-- Begin RECORDED INFORMATION --

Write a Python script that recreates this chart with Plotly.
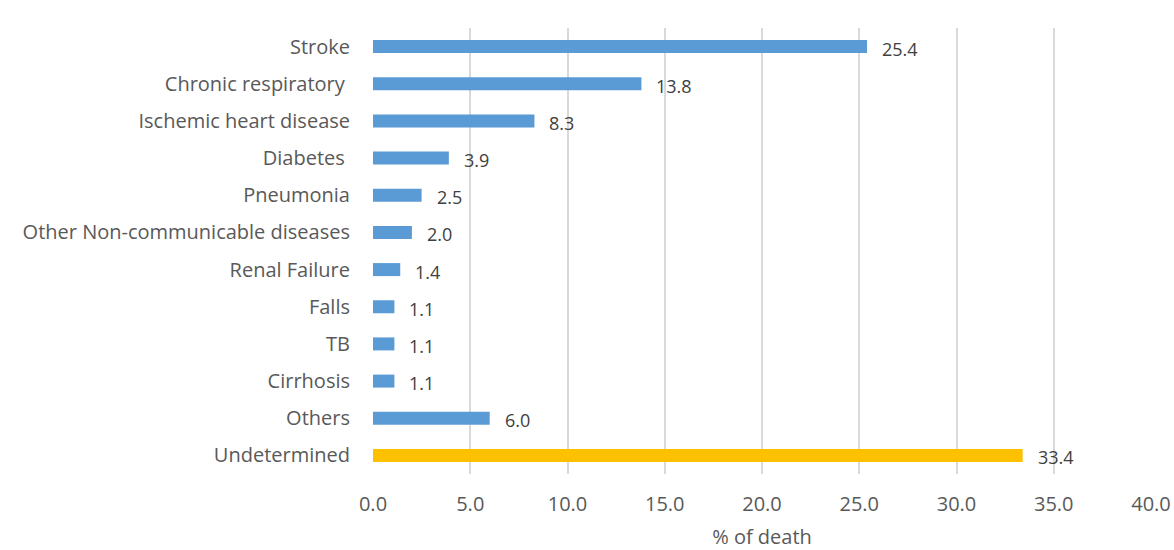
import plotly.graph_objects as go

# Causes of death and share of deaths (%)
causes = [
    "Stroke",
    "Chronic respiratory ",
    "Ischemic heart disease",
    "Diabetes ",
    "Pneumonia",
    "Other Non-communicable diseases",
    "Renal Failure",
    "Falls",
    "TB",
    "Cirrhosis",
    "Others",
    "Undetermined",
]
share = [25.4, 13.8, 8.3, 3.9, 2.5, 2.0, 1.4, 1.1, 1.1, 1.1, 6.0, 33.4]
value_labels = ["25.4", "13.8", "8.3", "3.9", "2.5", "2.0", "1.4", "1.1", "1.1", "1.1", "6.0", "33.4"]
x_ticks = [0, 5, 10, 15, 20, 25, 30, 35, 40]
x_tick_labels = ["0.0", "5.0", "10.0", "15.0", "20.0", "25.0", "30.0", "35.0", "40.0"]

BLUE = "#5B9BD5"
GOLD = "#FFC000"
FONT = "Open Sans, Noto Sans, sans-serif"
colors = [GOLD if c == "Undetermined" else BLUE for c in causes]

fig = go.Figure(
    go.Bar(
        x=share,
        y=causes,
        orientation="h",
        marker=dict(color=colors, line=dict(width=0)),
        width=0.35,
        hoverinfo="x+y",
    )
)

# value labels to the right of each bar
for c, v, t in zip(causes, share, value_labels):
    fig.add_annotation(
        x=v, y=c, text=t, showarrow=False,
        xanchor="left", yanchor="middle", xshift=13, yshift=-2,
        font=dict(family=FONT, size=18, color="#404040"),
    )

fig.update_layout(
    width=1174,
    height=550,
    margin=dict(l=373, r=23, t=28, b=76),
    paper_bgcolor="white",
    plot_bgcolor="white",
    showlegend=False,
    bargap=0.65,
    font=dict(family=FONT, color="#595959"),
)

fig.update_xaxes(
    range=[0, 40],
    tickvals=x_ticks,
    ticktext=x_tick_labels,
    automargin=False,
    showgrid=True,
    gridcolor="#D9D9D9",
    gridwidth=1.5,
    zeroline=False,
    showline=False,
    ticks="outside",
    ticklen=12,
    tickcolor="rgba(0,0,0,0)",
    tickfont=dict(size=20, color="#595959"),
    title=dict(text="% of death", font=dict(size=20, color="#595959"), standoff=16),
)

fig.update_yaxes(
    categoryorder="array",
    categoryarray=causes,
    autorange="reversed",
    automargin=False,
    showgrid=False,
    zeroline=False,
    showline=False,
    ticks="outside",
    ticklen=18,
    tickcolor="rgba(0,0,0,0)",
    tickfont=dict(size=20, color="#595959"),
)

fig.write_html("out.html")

-- End RECORDED INFORMATION --

With all pictures left out, please transcribe exactly the lines from the start of the material through the line with "import plotly.graph_objects as go".

* RESPONSE:
Write a Python script that recreates this chart with Plotly.
import plotly.graph_objects as go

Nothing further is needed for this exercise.